There were two men and one woman standing in the center of the ring with cards and pencils writing stuff down as they checked us over. Then the signal came for a dog to enter the center of the ring. It was Celia. She looked lovely: beautifully brushed, beautifully bred. The next thing I knew, I was led to stand beside her. Me, the half-breed, was standing next to royalty. Drum roll. A tall man in black put a blue ribbon on Celiaís collar. She'd won first prize, the best of the best. Then he came to me. After poking around, looking in my eyes and ears, and (blush) other places, he gave me a white ribbon. Don jumped for joy. The tall man told him I was the best in obedience, but my lack of pedigree held me back from the No. 1 slot. I didn't care. I wanted Celia to win anyway.

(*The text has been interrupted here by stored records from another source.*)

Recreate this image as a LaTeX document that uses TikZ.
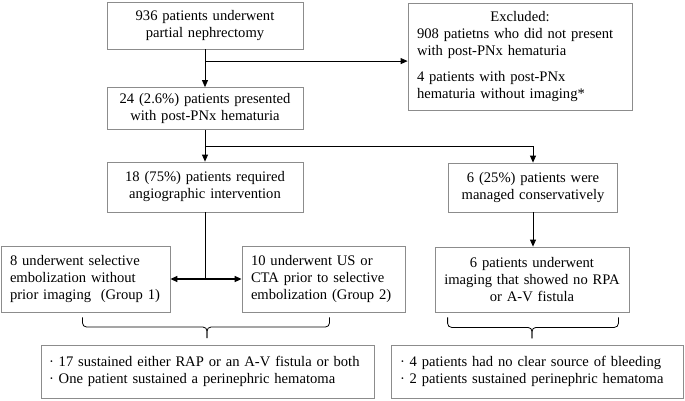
\documentclass[tikz,border=0pt]{standalone}
\usepackage{fontspec}
\setmainfont{Liberation Serif}
\usetikzlibrary{arrows.meta,positioning,calc}
\definecolor{BoxGray}{RGB}{140,140,140}
\tikzset{
  box/.style={draw=BoxGray,line width=0.8pt,inner xsep=0pt,inner ysep=0pt,
              font=\fontsize{14.6}{17}\selectfont,align=center},
  lbox/.style={box,align=left,inner xsep=9pt},
  flow/.style={-{Triangle[length=7pt,width=6pt]},line width=0.8pt},
  link/.style={line width=0.8pt},
  dual/.style={{Triangle[length=7pt,width=6pt]}-{Triangle[length=7pt,width=6pt]},line width=1.4pt},
  bkt/.style={line width=0.8pt,rounded corners=4pt},
}

\begin{document}
\begin{tikzpicture}[x=1pt,y=-1pt]
  \useasboundingbox (0,0) rectangle (685,400);

  % top of the flow
  \node[box,text width=196pt,minimum height=47pt] (pn) at (205,25.5)
    {936 patients underwent\\partial nephrectomy};
  \node[box,text width=196pt,minimum height=42pt] (hem) at (205,108.5)
    {24 (2.6\%) patients presented\\with post-PNx hematuria};
  \node[lbox,text width=206pt,minimum height=107pt] (excl) at (520,56.5)
    {\makebox[\hsize]{Excluded:}\\908 patietns who did not present\\with post-PNx hematuria\\[9pt]
     4 patients with post-PNx\\hematuria without imaging*};

  % second row
  \node[box,text width=196pt,minimum height=50pt] (angio) at (205,187)
    {18 (75\%) patients required\\angiographic intervention};
  \node[box,text width=169pt,minimum height=49pt] (cons) at (533,187.5)
    {6 (25\%) patients were\\managed conservatively};

  % third row
  \node[lbox,text width=151pt,minimum height=66pt] (grp1) at (85.5,279)
    {8 underwent selective\\embolization without\\prior imaging\ \ (Group 1)};
  \node[lbox,text width=145pt,minimum height=66pt] (grp2) at (323.5,279)
    {10 underwent US or\\CTA prior to selective\\embolization (Group 2)};
  \node[box,text width=194pt,minimum height=65pt] (img) at (532,279.5)
    {6 patients underwent\\imaging that showed no RPA\\or A-V fistula};

  % outcomes
  \node[lbox,inner xsep=8pt,text width=317pt,minimum height=53pt] (resl) at (207.5,371.5)
    {· 17 sustained either RAP or an A-V fistula or both\\· One patient sustained a perinephric hematoma};
  \node[lbox,text width=274pt,minimum height=53pt] (resr) at (537,371.5)
    {· 4 patients had no clear source of bleeding\\· 2 patients sustained perinephric hematoma};

  \coordinate (j1) at ($(pn.south)!0.31!(hem.north)$);
  \coordinate (j2) at (205,146);

  \draw[flow] (pn) -- (hem);
  \draw[flow] (j1) -- (j1 -| excl.west);
  \draw[flow] (hem) -- (angio);
  \draw[flow] (j2) -| (cons.north);
  \draw[flow] (cons) -- (cons |- img.north);
  \draw[link] (angio) -- (angio |- grp1.east);
  \draw[dual] (grp1) -- (grp2);

  % brackets over the outcomes
  \coordinate (b1l) at ($(grp1.south)+(-3,5)$);
  \coordinate (b1r) at ($(grp2.south)+(6,5)$);
  \coordinate (b1t) at (207,338);
  \coordinate (b2l) at ($(img.south west)+(13,5)$);
  \coordinate (b2r) at ($(img.south east)+(-11,5)$);
  \coordinate (b2t) at ($(img.south)+(0,26)$);
  \foreach \s in {l,r} {
    \draw[bkt] (b1\s) |- ($(b1t)+(0,-11)$) -- (b1t);
    \draw[bkt] (b2\s) |- ($(b2t)+(0,-11)$) -- (b2t);
  }
\end{tikzpicture}
\end{document}
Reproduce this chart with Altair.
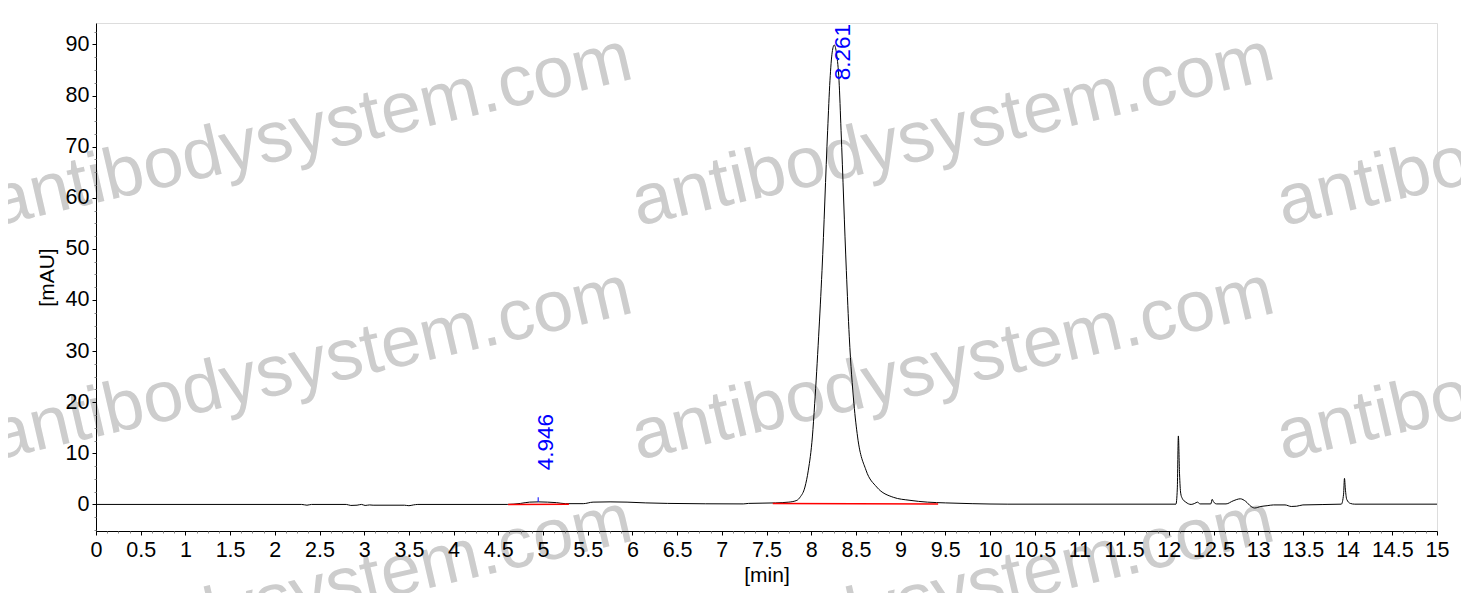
import altair as alt
import pandas as pd

# ---- chromatogram trace ----
times = [0.0, 2.30, 2.36, 2.41, 2.80, 2.85, 2.92, 2.97, 3.01, 3.06, 3.10, 3.45, 3.50, 3.55, 3.60,
         4.60, 4.75, 4.85, 4.95, 5.05, 5.15, 5.25, 5.45, 5.56, 5.75, 5.94, 6.15, 6.39, 7.24, 7.30,
         7.45, 7.60, 7.75, 7.84, 7.875, 7.93, 7.968, 8.013, 8.039, 8.083, 8.121, 8.184, 8.21, 8.235,
         8.258, 8.285, 8.311, 8.334, 8.393, 8.426, 8.478, 8.519, 8.613, 8.733, 8.918, 9.105, 9.30,
         9.50, 9.80, 10.20, 12.08, 12.095, 12.107, 12.12, 12.133, 12.15, 12.19, 12.25, 12.29, 12.32,
         12.35, 12.47, 12.485, 12.50, 12.535, 12.64, 12.72, 12.80, 12.86, 12.92, 12.96, 13.03, 13.10,
         13.17, 13.30, 13.37, 13.43, 13.50, 13.93, 13.955, 13.965, 13.975, 13.99, 14.03, 14.08, 15.0]
signal = [0.0, 0.0, -0.15, 0.0, 0.0, -0.2, -0.15, 0.0, -0.2, -0.1, -0.15, -0.15, -0.25, -0.1, 0.0,
          0.0, 0.2, 0.45, 0.5, 0.45, 0.35, 0.15, 0.15, 0.45, 0.5, 0.45, 0.3, 0.2, 0.1, 0.2,
          0.25, 0.3, 0.45, 0.8, 1.4, 3.4, 6.7, 13.2, 19.7, 32.8, 45.8, 73.2, 83.0, 88.5,
          89.9, 88.0, 83.0, 73.2, 45.8, 32.8, 19.7, 13.2, 6.7, 3.4, 1.4, 0.8, 0.45,
          0.3, 0.15, 0.05, 0.05, 3.0, 13.4, 6.0, 2.2, 1.2, 0.45, 0.0, 0.2, 0.45,
          0.1, 0.1, 1.0, 0.5, 0.1, 0.1, 0.7, 1.1, 0.6, -0.4, -0.7, -0.4, -0.25,
          -0.1, -0.1, -0.4, -0.35, -0.1, 0.05, 2.0, 5.1, 3.0, 1.0, 0.2, 0.05, 0.05]

# ---- integrated peaks ----
peak_rt = [4.946, 8.261]
peak_labels = ["4.946", "8.261"]
label_y = [6.7, 83.0]
peak_tick_lo = [0.5, 89.9]
peak_tick_hi = [1.4, 89.9]
base_t0 = [4.61, 7.57]
base_t1 = [5.29, 9.42]
base_v0 = [0.0, 0.2]
base_v1 = [0.05, 0.1]

# ---- axes ----
x_major = [i * 0.5 for i in range(31)]
x_minor = [i * 0.125 for i in range(121) if i % 4 != 0]
y_major = [i * 10 for i in range(10)]
y_minor = [v for v in [-5.0 + i * 2.5 for i in range(40)] if v % 10 != 0]
y_domain = [-5.2, 94.2]
x_domain = [0, 15]

FONT = "Liberation Sans"
W, H = 1341, 508

trace = pd.DataFrame({"t": times, "v": signal})
peaks = pd.DataFrame({"t": peak_rt, "lab": peak_labels, "ly": label_y,
                      "lo": peak_tick_lo, "hi": peak_tick_hi})
bases = pd.DataFrame({"t0": base_t0, "t1": base_t1, "v0": base_v0, "v1": base_v1})

xs = alt.Scale(domain=x_domain, nice=False, zero=False)
ys = alt.Scale(domain=y_domain, nice=False, zero=False)

# watermarks
wm_layers = []
for wx in [-100, 542, 1187]:
    for wy in [203, 437, 665]:
        wm_layers.append(
            alt.Chart(pd.DataFrame({"w": ["antibodysystem.com"]}))
            .mark_text(font=FONT, fontSize=72, color="#cdcdcd", angle=347,
                       align="left", baseline="alphabetic")
            .encode(x=alt.value(wx), y=alt.value(wy), text="w:N")
        )

line = alt.Chart(trace).mark_line(color="black", strokeWidth=1, interpolate="monotone").encode(
    x=alt.X("t:Q", scale=xs, axis=alt.Axis(
        values=x_major, format=".1~f", orient="bottom", title="[min]", zindex=2,
        labelFont=FONT, labelFontSize=21.5, labelColor="black", labelPadding=4,
        tickSize=4, tickColor="black", domainColor="black", grid=False,
        titleFont=FONT, titleFontSize=21, titleFontWeight="normal", titleColor="black",
        titlePadding=4, labelFlush=False)),
    y=alt.Y("v:Q", scale=ys, axis=alt.Axis(
        values=y_major, format="d", orient="left", title="[mAU]", zindex=2,
        labelFont=FONT, labelFontSize=21.5, labelColor="black", labelPadding=3,
        tickSize=4, tickColor="black", domainColor="black", grid=False,
        titleFont=FONT, titleFontSize=21, titleFontWeight="normal", titleColor="black",
        titlePadding=8)),
)

minor = alt.Chart(trace).mark_line(opacity=0).encode(
    x=alt.X("t:Q", scale=xs, axis=alt.Axis(
        values=x_minor, orient="bottom", labels=False, domain=False, grid=False, zindex=2,
        tickSize=2, tickColor="#888888", title=None)),
    y=alt.Y("v:Q", scale=ys, axis=alt.Axis(
        values=y_minor, orient="left", labels=False, domain=False, grid=False, zindex=2,
        tickSize=2, tickColor="#888888", title=None)),
)

base_rules = alt.Chart(bases).mark_rule(color="#ff0000", strokeWidth=1.5).encode(
    x=alt.X("t0:Q", scale=xs, axis=None), x2="t1:Q",
    y=alt.Y("v0:Q", scale=ys, axis=None), y2="v1:Q",
)

peak_ticks = alt.Chart(peaks.iloc[:1]).mark_rule(color="#0000ff", strokeWidth=1).encode(
    x=alt.X("t:Q", scale=xs, axis=None),
    y=alt.Y("lo:Q", scale=ys, axis=None), y2="hi:Q",
)

labels = alt.Chart(peaks).mark_text(font=FONT, fontSize=22.5, color="#0000ff", angle=270,
                                    align="left", baseline="top", dy=-3).encode(
    x=alt.X("t:Q", scale=xs, axis=None),
    y=alt.Y("ly:Q", scale=ys, axis=None),
    text="lab:N",
)

chart = alt.layer(*wm_layers, line, minor, base_rules, peak_ticks, labels).resolve_axis(
    x="independent", y="independent"
).properties(
    width=W, height=H,
    autosize=alt.AutoSizeParams(type="none"),
    padding={"left": 88, "top": 15, "right": 24, "bottom": 62},
).configure_view(stroke="#555555", strokeWidth=1).configure(background="white")

chart.save("out.html", embed_options={"renderer": "svg", "actions": False})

All the owners came to get us. Except for mine. Tootles' human was round, laughed a lot, had freckles and light, wavy hair. He and Tootles looked alike. He seemed glad to see him again, clamoring and jumping all over him. I envied all the hugs and loving words his human gave him. Tootles had forgotten his training rules: a good dog will never, never jump up with paws; never, never make dirt inside; and never, never make his human angry.
I hated to say good-bye to Celia. We touched noses, promising all kinds of things that would never be. With a lump in my throat I watched her go, coat waving as she trotted beside her hunter. She glanced back, winked, and as much as told me she would remember me forever.
I was the last to leave. Bubba came in the truck to take me away and my trainer, Don, gave me a pat and told me to be a good dog. He said he would come to visit and we would go coon hunting. Bubba agreed and I wasn't as nervous about leaving Don as I thought I would be.
Although I wasn't anxious to see the rats again, I was older and not afraid. If the truth were known, I was looking forward to my first encounter with one of them. Nails wouldn't be around very long if I had anything to do with it.